Chances are, much of the student body won’t be interested in the Collegian this early on, or ever. But for those who manage to find a copy of our fantastic student newspaper in their hands this very instant, I’d like to start the semester off lightly. So my frequently offensive, politically fallacious rants will have to wait for a later column.
Now, as a super-senior (which I highly recommend becoming), and with this being my last semester, I feel it proper to pause and reflect on my previous four years of CSU student life in order to offer you, most precious reader, some humble scraps of advice that just might make your student life this semester easier-especially if you’re a freshman.
I don’t mean to come off conceited or condescending, but this really is the kind of stuff I wish someone had told me early on in my college career. I recall the tips from orientation being disappointingly worthless.
First of all, freshmen, though it’s illegal, some of you are going to be drinking in the dorms. I know it, you know it, your parents are in denial about it, but most importantly your Resident Assistants (the Gestapo) know it too.
Do you really want to be the first jackass in your hall to get busted? Don’t be foolish. Keep the party quiet.
For instance, avoid unhinging your bathroom door to make a beer pong table (cough) . actually, just shy away from beer completely, the aluminum evidence clutters up quickly. Being loud, obnoxious and drunkenly retarded are guaranteed methods of assuring that an RA, or even CSUPD, comes knocking on your door.
Honestly, your RA despises writing you up and desperately hopes that you don’t give them a reason to. If you’re smart, it’s win-win for everyone.
Skipping class is sexy, seductive and trendy. Unfortunately, these very sirens will also be the fastest way to screw yourself (academically, you pervert). Believe me, a lousy GPA your freshman and sophomore years has a way of haunting you.
Most of the kids I’ve known who’ve dropped out had shameful records of course attendance. Cutting class becomes addictive – the more you do it the more of a destructive habit it becomes.
Professors notice absence. Good ones can even smell your soon-to-be failure (never to be confused with Captain Morgan breath — that’s the smell of success) and will thus grade your papers like hard asses. A surprising number of entry survey courses can be passed by doing little or none of the “required” reading, but very few can be passed without your physical presence.
It might be too late by now, but resist buying your textbooks from the student center.

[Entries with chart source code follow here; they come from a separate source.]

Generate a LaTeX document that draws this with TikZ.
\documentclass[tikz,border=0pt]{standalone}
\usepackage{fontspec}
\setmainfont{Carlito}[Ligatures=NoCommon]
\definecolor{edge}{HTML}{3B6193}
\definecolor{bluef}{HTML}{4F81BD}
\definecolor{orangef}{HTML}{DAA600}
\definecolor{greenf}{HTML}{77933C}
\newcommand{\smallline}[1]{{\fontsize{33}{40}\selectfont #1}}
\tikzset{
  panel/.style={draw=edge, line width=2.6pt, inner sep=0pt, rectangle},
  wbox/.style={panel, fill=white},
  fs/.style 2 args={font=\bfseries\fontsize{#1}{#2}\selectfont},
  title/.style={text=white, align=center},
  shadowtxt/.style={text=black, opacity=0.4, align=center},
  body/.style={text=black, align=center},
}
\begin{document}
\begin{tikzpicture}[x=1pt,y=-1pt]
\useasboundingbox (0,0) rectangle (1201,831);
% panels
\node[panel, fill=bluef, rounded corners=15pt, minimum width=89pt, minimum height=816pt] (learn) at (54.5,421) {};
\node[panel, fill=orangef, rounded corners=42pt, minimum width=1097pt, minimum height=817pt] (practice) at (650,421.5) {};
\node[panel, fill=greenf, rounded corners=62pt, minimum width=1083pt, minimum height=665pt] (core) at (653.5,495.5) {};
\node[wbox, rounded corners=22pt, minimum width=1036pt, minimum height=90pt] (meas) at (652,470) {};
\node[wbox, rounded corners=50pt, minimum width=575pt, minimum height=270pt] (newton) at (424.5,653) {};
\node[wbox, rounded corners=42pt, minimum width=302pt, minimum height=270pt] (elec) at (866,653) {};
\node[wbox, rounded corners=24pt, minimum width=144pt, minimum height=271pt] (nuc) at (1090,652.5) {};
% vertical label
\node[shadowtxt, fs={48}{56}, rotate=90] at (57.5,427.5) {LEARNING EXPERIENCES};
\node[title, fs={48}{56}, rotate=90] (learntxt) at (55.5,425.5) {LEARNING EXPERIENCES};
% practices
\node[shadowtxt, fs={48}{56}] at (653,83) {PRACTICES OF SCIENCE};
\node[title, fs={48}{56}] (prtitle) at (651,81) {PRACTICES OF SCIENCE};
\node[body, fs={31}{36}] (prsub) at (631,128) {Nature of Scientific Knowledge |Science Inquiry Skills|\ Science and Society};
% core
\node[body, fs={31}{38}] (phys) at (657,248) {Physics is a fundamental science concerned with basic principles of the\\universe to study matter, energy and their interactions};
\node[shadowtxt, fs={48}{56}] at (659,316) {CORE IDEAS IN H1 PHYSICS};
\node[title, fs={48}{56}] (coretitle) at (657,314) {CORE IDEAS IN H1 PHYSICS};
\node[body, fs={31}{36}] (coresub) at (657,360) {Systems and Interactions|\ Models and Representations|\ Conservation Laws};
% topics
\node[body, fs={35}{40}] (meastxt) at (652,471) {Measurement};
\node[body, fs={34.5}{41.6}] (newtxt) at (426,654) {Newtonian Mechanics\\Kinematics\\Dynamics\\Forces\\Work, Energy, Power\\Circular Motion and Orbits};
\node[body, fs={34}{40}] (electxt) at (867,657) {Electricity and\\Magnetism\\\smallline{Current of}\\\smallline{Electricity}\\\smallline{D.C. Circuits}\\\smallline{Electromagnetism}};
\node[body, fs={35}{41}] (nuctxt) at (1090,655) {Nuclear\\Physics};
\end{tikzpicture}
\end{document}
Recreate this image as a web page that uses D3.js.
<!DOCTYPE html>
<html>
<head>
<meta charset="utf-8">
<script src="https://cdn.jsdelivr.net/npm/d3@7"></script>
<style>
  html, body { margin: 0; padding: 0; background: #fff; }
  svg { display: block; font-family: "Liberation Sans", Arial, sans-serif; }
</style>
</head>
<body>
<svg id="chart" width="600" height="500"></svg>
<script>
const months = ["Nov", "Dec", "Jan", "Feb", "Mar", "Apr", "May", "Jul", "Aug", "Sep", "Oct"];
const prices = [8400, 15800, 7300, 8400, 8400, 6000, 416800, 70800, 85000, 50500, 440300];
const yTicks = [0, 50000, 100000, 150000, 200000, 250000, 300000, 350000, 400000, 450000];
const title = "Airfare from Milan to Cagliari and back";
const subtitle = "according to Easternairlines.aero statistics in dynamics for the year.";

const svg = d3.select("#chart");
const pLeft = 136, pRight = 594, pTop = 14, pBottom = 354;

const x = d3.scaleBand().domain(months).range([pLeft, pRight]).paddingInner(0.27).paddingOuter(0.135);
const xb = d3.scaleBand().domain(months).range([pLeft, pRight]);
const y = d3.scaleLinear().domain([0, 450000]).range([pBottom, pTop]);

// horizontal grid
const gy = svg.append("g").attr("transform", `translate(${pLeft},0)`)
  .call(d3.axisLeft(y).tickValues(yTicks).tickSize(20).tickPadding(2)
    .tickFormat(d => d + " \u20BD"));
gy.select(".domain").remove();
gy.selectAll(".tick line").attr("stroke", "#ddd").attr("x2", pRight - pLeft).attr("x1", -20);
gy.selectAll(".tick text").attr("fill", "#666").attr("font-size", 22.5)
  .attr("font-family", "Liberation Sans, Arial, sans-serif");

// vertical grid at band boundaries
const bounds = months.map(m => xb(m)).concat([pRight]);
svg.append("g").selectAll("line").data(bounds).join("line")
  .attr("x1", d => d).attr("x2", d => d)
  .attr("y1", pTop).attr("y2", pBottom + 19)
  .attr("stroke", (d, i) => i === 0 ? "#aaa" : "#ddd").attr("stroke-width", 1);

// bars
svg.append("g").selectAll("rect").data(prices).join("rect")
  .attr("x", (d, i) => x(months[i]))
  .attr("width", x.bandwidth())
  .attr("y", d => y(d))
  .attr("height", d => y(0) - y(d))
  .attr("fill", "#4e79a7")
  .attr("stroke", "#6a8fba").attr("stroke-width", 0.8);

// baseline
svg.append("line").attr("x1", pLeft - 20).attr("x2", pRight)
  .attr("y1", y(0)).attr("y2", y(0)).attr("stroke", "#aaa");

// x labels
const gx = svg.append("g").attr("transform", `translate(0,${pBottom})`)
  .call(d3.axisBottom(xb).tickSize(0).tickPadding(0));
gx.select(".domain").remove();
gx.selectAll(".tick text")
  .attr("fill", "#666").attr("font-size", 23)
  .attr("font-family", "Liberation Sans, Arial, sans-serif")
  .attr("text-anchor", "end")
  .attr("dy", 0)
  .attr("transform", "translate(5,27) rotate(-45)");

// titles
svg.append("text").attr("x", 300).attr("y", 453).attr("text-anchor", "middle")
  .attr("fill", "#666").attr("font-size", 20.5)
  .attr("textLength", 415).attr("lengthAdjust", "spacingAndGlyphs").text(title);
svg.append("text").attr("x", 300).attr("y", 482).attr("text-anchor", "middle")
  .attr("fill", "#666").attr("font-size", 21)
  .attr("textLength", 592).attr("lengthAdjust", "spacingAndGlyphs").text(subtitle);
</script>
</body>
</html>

I’ve personally had like-new textbooks shipped from the UK that cost less than heavily used ones from Lory. Even Big Dog is overpriced compared to Amazon.
Likewise, come the end of the semester you can nab much more on the return by selling them back online if you have the patience.
As much as you might not believe me now, the library will become your best friend. Once upon a time I thought I could study in my dorm, then at my house and later in my apartment. Turns out, not so much. Some people will claim to do it successfully, but they’re likely leaving out the bit about living alone.
Many hours were whittled away in fits of unproductive frustration until my chance meeting, and subsequent affair, with that shining beacon of scholarly salvation – the Morgan Library.
Be astounded! It contains dozens of nooks to hide away in, private group project rooms, laptops to be checked out, even decent coffee to be had. Every senior I know wishes they had discovered it sooner. Allow their pitiful regret to become your cherished fortune.
Obviously I’m now out of room – and advice (how coincidental!) – so have a marvelous weekend, CSU.